■ **Information shown**:
┌────────

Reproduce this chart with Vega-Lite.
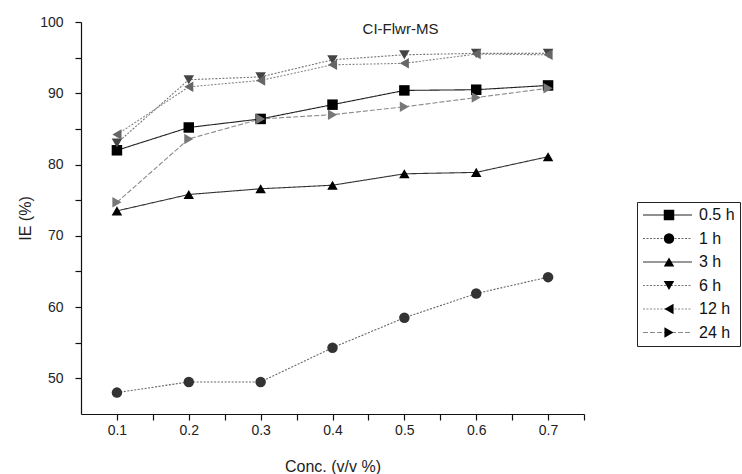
{
  "$schema": "https://vega.github.io/schema/vega-lite/v6.json",
  "width": 503,
  "height": 392,
  "autosize": {"type": "none"},
  "padding": {"left": 81, "top": 22, "right": 158, "bottom": 60},
  "background": "white",
  "config": {
    "view": {"stroke": null},
    "font": "Liberation Sans",
    "axis": {"domainColor": "#111", "tickColor": "#111", "labelColor": "#222", "titleColor": "#222", "labelFont": "Liberation Sans", "titleFont": "Liberation Sans", "grid": false, "titleFontWeight": "normal"}
  },
  "title": {"text": "CI-Flwr-MS", "anchor": "middle", "frame": "group", "dx": 68, "offset": -34, "baseline": "alphabetic", "fontSize": 15, "font": "Liberation Sans", "fontWeight": "normal", "color": "#222"},
  "data": {"values": [
    {"c": 0.1, "ie": 82.0, "s": "0.5 h"}, {"c": 0.2, "ie": 85.2, "s": "0.5 h"}, {"c": 0.3, "ie": 86.4, "s": "0.5 h"}, {"c": 0.4, "ie": 88.4, "s": "0.5 h"}, {"c": 0.5, "ie": 90.4, "s": "0.5 h"}, {"c": 0.6, "ie": 90.5, "s": "0.5 h"}, {"c": 0.7, "ie": 91.1, "s": "0.5 h"},
    {"c": 0.1, "ie": 48.0, "s": "1 h"}, {"c": 0.2, "ie": 49.5, "s": "1 h"}, {"c": 0.3, "ie": 49.5, "s": "1 h"}, {"c": 0.4, "ie": 54.3, "s": "1 h"}, {"c": 0.5, "ie": 58.5, "s": "1 h"}, {"c": 0.6, "ie": 61.9, "s": "1 h"}, {"c": 0.7, "ie": 64.2, "s": "1 h"},
    {"c": 0.1, "ie": 73.5, "s": "3 h"}, {"c": 0.2, "ie": 75.8, "s": "3 h"}, {"c": 0.3, "ie": 76.6, "s": "3 h"}, {"c": 0.4, "ie": 77.1, "s": "3 h"}, {"c": 0.5, "ie": 78.7, "s": "3 h"}, {"c": 0.6, "ie": 78.9, "s": "3 h"}, {"c": 0.7, "ie": 81.1, "s": "3 h"},
    {"c": 0.1, "ie": 83.0, "s": "6 h"}, {"c": 0.2, "ie": 91.9, "s": "6 h"}, {"c": 0.3, "ie": 92.3, "s": "6 h"}, {"c": 0.4, "ie": 94.7, "s": "6 h"}, {"c": 0.5, "ie": 95.4, "s": "6 h"}, {"c": 0.6, "ie": 95.6, "s": "6 h"}, {"c": 0.7, "ie": 95.6, "s": "6 h"},
    {"c": 0.1, "ie": 84.2, "s": "12 h"}, {"c": 0.2, "ie": 90.9, "s": "12 h"}, {"c": 0.3, "ie": 91.8, "s": "12 h"}, {"c": 0.4, "ie": 94.0, "s": "12 h"}, {"c": 0.5, "ie": 94.2, "s": "12 h"}, {"c": 0.6, "ie": 95.5, "s": "12 h"}, {"c": 0.7, "ie": 95.4, "s": "12 h"},
    {"c": 0.1, "ie": 74.7, "s": "24 h"}, {"c": 0.2, "ie": 83.6, "s": "24 h"}, {"c": 0.3, "ie": 86.4, "s": "24 h"}, {"c": 0.4, "ie": 87.0, "s": "24 h"}, {"c": 0.5, "ie": 88.1, "s": "24 h"}, {"c": 0.6, "ie": 89.4, "s": "24 h"}, {"c": 0.7, "ie": 90.7, "s": "24 h"}
  ]},
  "encoding": {
    "x": {"field": "c", "type": "quantitative",
      "scale": {"domain": [0.05, 0.75], "nice": false, "zero": false},
      "axis": {"title": "Conc. (v/v %)", "values": [0.1, 0.15, 0.2, 0.25, 0.3, 0.35, 0.4, 0.45, 0.5, 0.55, 0.6, 0.65, 0.7, 0.75],
        "labelExpr": "round(datum.value*100) % 10 == 0 ? format(datum.value, '.1f') : ''",
        "tickSize": 6, "labelFontSize": 14, "labelPadding": 3, "titleFontSize": 16, "titlePadding": 21, "domainWidth": 1.2, "tickWidth": 1.2, "labelFlush": false}},
    "y": {"field": "ie", "type": "quantitative",
      "scale": {"domain": [45, 100], "nice": false, "zero": false},
      "axis": {"title": "IE (%)", "values": [50, 55, 60, 65, 70, 75, 80, 85, 90, 95, 100],
        "labelExpr": "datum.value % 10 == 0 ? datum.label : ''",
        "tickSize": 6, "labelFontSize": 14, "labelPadding": 12, "titleFontSize": 16, "titlePadding": 6, "domainWidth": 1.2, "tickWidth": 1.2, "labelFlush": false}}
  },
  "layer": [
    {
      "mark": {"type": "line", "strokeWidth": 1.1},
      "encoding": {
        "stroke": {"field": "s", "type": "nominal",
          "scale": {"domain": ["0.5 h", "1 h", "3 h", "6 h", "12 h", "24 h"], "range": ["#222222", "#666666", "#333333", "#777777", "#888888", "#8a8a8a"]},
          "legend": {"orient": "none", "legendX": 556, "legendY": 180, "title": null, "symbolType": "stroke", "symbolSize": 2401, "symbolStrokeWidth": 1.2, "labelFontSize": 16, "labelFont": "Liberation Sans", "labelColor": "#111", "labelOffset": 6, "padding": 5, "strokeColor": "#222", "rowPadding": 7.5, "clipHeight": 16}},
        "strokeDash": {"field": "s", "type": "nominal",
          "scale": {"domain": ["0.5 h", "1 h", "3 h", "6 h", "12 h", "24 h"], "range": [[1, 0], [2, 1.5], [1, 0], [2, 1.5], [2, 1.5], [5, 2]]}}
      }
    },
    {
      "mark": {"type": "point", "filled": true, "size": 110, "strokeWidth": 0, "opacity": 1},
      "encoding": {
        "fill": {"field": "s", "type": "nominal", "sort": ["0.5 h", "1 h", "3 h", "6 h", "12 h", "24 h"],
          "scale": {"range": ["#000000", "#333333", "#000000", "#444444", "#666666", "#777777"]},
          "legend": null},
        "shape": {"field": "s", "type": "nominal", "sort": ["0.5 h", "1 h", "3 h", "6 h", "12 h", "24 h"],
          "scale": {"range": ["square", "circle", "triangle-up", "triangle-down", "triangle-left", "triangle-right"]},
          "legend": {"orient": "none", "legendX": 575, "legendY": 180, "title": null, "symbolSize": 110, "symbolStrokeWidth": 0, "labelFontSize": 16, "labelExpr": "''", "padding": 5, "rowPadding": 7.5, "clipHeight": 16,
            "encode": {"symbols": {"update": {"fill": {"signal": "datum.value == '0.5 h' || datum.value == '3 h' ? '#000000' : (datum.value == '1 h' || datum.value == '6 h' ? '#333333' : '#6a6a6a')"}}}}}}
      }
    }
  ]
}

└────────

■ **Do this**: Leave out the pictures and transcribe everything else exactly.

■ **Written answer**:
Reproduce this chart with Vega-Lite.
{
  "$schema": "https://vega.github.io/schema/vega-lite/v6.json",
  "width": 503,
  "height": 392,
  "autosize": {"type": "none"},
  "padding": {"left": 81, "top": 22, "right": 158, "bottom": 60},
  "background": "white",
  "config": {
    "view": {"stroke": null},
    "font": "Liberation Sans",
    "axis": {"domainColor": "#111", "tickColor": "#111", "labelColor": "#222", "titleColor": "#222", "labelFont": "Liberation Sans", "titleFont": "Liberation Sans", "grid": false, "titleFontWeight": "normal"}
  },
  "title": {"text": "CI-Flwr-MS", "anchor": "middle", "frame": "group", "dx": 68, "offset": -34, "baseline": "alphabetic", "fontSize": 15, "font": "Liberation Sans", "fontWeight": "normal", "color": "#222"},
  "data": {"values": [
    {"c": 0.1, "ie": 82.0, "s": "0.5 h"}, {"c": 0.2, "ie": 85.2, "s": "0.5 h"}, {"c": 0.3, "ie": 86.4, "s": "0.5 h"}, {"c": 0.4, "ie": 88.4, "s": "0.5 h"}, {"c": 0.5, "ie": 90.4, "s": "0.5 h"}, {"c": 0.6, "ie": 90.5, "s": "0.5 h"}, {"c": 0.7, "ie": 91.1, "s": "0.5 h"},
    {"c": 0.1, "ie": 48.0, "s": "1 h"}, {"c": 0.2, "ie": 49.5, "s": "1 h"}, {"c": 0.3, "ie": 49.5, "s": "1 h"}, {"c": 0.4, "ie": 54.3, "s": "1 h"}, {"c": 0.5, "ie": 58.5, "s": "1 h"}, {"c": 0.6, "ie": 61.9, "s": "1 h"}, {"c": 0.7, "ie": 64.2, "s": "1 h"},
    {"c": 0.1, "ie": 73.5, "s": "3 h"}, {"c": 0.2, "ie": 75.8, "s": "3 h"}, {"c": 0.3, "ie": 76.6, "s": "3 h"}, {"c": 0.4, "ie": 77.1, "s": "3 h"}, {"c": 0.5, "ie": 78.7, "s": "3 h"}, {"c": 0.6, "ie": 78.9, "s": "3 h"}, {"c": 0.7, "ie": 81.1, "s": "3 h"},
    {"c": 0.1, "ie": 83.0, "s": "6 h"}, {"c": 0.2, "ie": 91.9, "s": "6 h"}, {"c": 0.3, "ie": 92.3, "s": "6 h"}, {"c": 0.4, "ie": 94.7, "s": "6 h"}, {"c": 0.5, "ie": 95.4, "s": "6 h"}, {"c": 0.6, "ie": 95.6, "s": "6 h"}, {"c": 0.7, "ie": 95.6, "s": "6 h"},
    {"c": 0.1, "ie": 84.2, "s": "12 h"}, {"c": 0.2, "ie": 90.9, "s": "12 h"}, {"c": 0.3, "ie": 91.8, "s": "12 h"}, {"c": 0.4, "ie": 94.0, "s": "12 h"}, {"c": 0.5, "ie": 94.2, "s": "12 h"}, {"c": 0.6, "ie": 95.5, "s": "12 h"}, {"c": 0.7, "ie": 95.4, "s": "12 h"},
    {"c": 0.1, "ie": 74.7, "s": "24 h"}, {"c": 0.2, "ie": 83.6, "s": "24 h"}, {"c": 0.3, "ie": 86.4, "s": "24 h"}, {"c": 0.4, "ie": 87.0, "s": "24 h"}, {"c": 0.5, "ie": 88.1, "s": "24 h"}, {"c": 0.6, "ie": 89.4, "s": "24 h"}, {"c": 0.7, "ie": 90.7, "s": "24 h"}
  ]},
  "encoding": {
    "x": {"field": "c", "type": "quantitative",
      "scale": {"domain": [0.05, 0.75], "nice": false, "zero": false},
      "axis": {"title": "Conc. (v/v %)", "values": [0.1, 0.15, 0.2, 0.25, 0.3, 0.35, 0.4, 0.45, 0.5, 0.55, 0.6, 0.65, 0.7, 0.75],
        "labelExpr": "round(datum.value*100) % 10 == 0 ? format(datum.value, '.1f') : ''",
        "tickSize": 6, "labelFontSize": 14, "labelPadding": 3, "titleFontSize": 16, "titlePadding": 21, "domainWidth": 1.2, "tickWidth": 1.2, "labelFlush": false}},
    "y": {"field": "ie", "type": "quantitative",
      "scale": {"domain": [45, 100], "nice": false, "zero": false},
      "axis": {"title": "IE (%)", "values": [50, 55, 60, 65, 70, 75, 80, 85, 90, 95, 100],
        "labelExpr": "datum.value % 10 == 0 ? datum.label : ''",
        "tickSize": 6, "labelFontSize": 14, "labelPadding": 12, "titleFontSize": 16, "titlePadding": 6, "domainWidth": 1.2, "tickWidth": 1.2, "labelFlush": false}}
  },
  "layer": [
    {
      "mark": {"type": "line", "strokeWidth": 1.1},
      "encoding": {
        "stroke": {"field": "s", "type": "nominal",
          "scale": {"domain": ["0.5 h", "1 h", "3 h", "6 h", "12 h", "24 h"], "range": ["#222222", "#666666", "#333333", "#777777", "#888888", "#8a8a8a"]},
          "legend": {"orient": "none", "legendX": 556, "legendY": 180, "title": null, "symbolType": "stroke", "symbolSize": 2401, "symbolStrokeWidth": 1.2, "labelFontSize": 16, "labelFont": "Liberation Sans", "labelColor": "#111", "labelOffset": 6, "padding": 5, "strokeColor": "#222", "rowPadding": 7.5, "clipHeight": 16}},
        "strokeDash": {"field": "s", "type": "nominal",
          "scale": {"domain": ["0.5 h", "1 h", "3 h", "6 h", "12 h", "24 h"], "range": [[1, 0], [2, 1.5], [1, 0], [2, 1.5], [2, 1.5], [5, 2]]}}
      }
    },
    {
      "mark": {"type": "point", "filled": true, "size": 110, "strokeWidth": 0, "opacity": 1},
      "encoding": {
        "fill": {"field": "s", "type": "nominal", "sort": ["0.5 h", "1 h", "3 h", "6 h", "12 h", "24 h"],
          "scale": {"range": ["#000000", "#333333", "#000000", "#444444", "#666666", "#777777"]},
          "legend": null},
        "shape": {"field": "s", "type": "nominal", "sort": ["0.5 h", "1 h", "3 h", "6 h", "12 h", "24 h"],
          "scale": {"range": ["square", "circle", "triangle-up", "triangle-down", "triangle-left", "triangle-right"]},
          "legend": {"orient": "none", "legendX": 575, "legendY": 180, "title": null, "symbolSize": 110, "symbolStrokeWidth": 0, "labelFontSize": 16, "labelExpr": "''", "padding": 5, "rowPadding": 7.5, "clipHeight": 16,
            "encode": {"symbols": {"update": {"fill": {"signal": "datum.value == '0.5 h' || datum.value == '3 h' ? '#000000' : (datum.value == '1 h' || datum.value == '6 h' ? '#333333' : '#6a6a6a')"}}}}}}
      }
    }
  ]
}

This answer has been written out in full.